The Story
Why it exists.
The beginning
The name says it all, À L'Ombre des Amandiers translates to "In the Shade of the Almond Trees." This is a fragrance about the relief of shade, the pause under an orchard when the Provençal sun gets too bright. Jeanne en Provence built this scent around that specific moment: the cool air under white branches, the smell of almonds in the heat. The house took its botanical heritage and focused it into something intimate, not a grand statement, but a quiet pleasure. Released in 2022 as part of the Les Carnets de Jeanne collection, it arrived as a counterpoint to louder summer fragrances, a reminder that sometimes the best scent is the one nobody else gets to analyze from across the room.
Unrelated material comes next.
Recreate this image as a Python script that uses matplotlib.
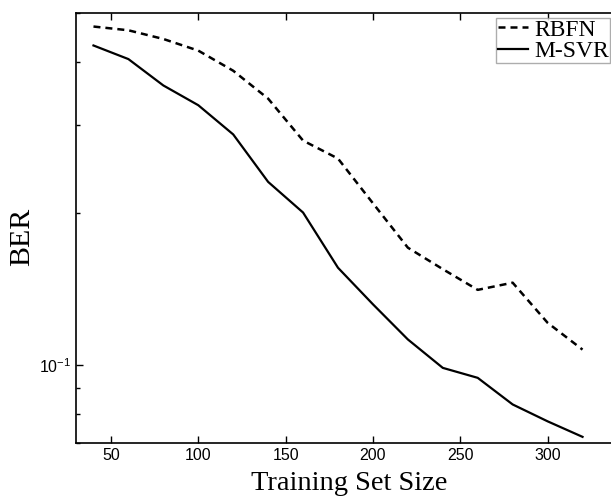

The note pyramid is deceptively simple: almond at the center, surrounded by milk and praline, grounded by iris and vanilla. What makes it work is the lactonic quality, the way the milk note doesn't just add sweetness but adds body, a creamy texture that keeps the almond from going sharp or metallic. The praline does what praline always does: it caramelizes the nuttiness, making it warmer, rounder, more edible. Then the iris arrives to dust everything with powder, and that powdery finish is what keeps it from becoming a dessert fragrance. It's sweet, yes, but never cloying. The structure moves from edible to elegant without ever quite leaving the kitchen.
The evolution
The opening hits differently than expected, one reviewer noted they expected citrus and got almond immediately. That's the lactonic signature asserting itself. The bergamot and orange blossom are there, but they're playing support to the star: a soft, sweet, creamy almond that arrives ready-made. It doesn't build, it arrives fully formed and stays for 4-6 hours. The heart phase deepens the creaminess, praline emerging more fully as the citrus recedes. The drydown is where the iris earns its place: a powdery softness that tempers the sweetness, with musk and vanilla creating a skin-warm finish that lingers close. What surprises is the staying power for a fragrance this soft, not a beast, but a reliable presence that outlasts most expectations.
Cultural impact
Part of the Les Carnets de Jeanne collection, this fragrance appeals to wearers who want Provençal warmth without the complexity or price tag of niche houses. Comparable to Infusion d'Amande by Prada and Mandorlo di Sicilia by Acqua di Parma, though Jeanne en Provence's interpretation leans softer and more intimate. The sweet-creamy almond character has earned a devoted following among those who prefer their fragrances close to the skin rather than projecting across a room.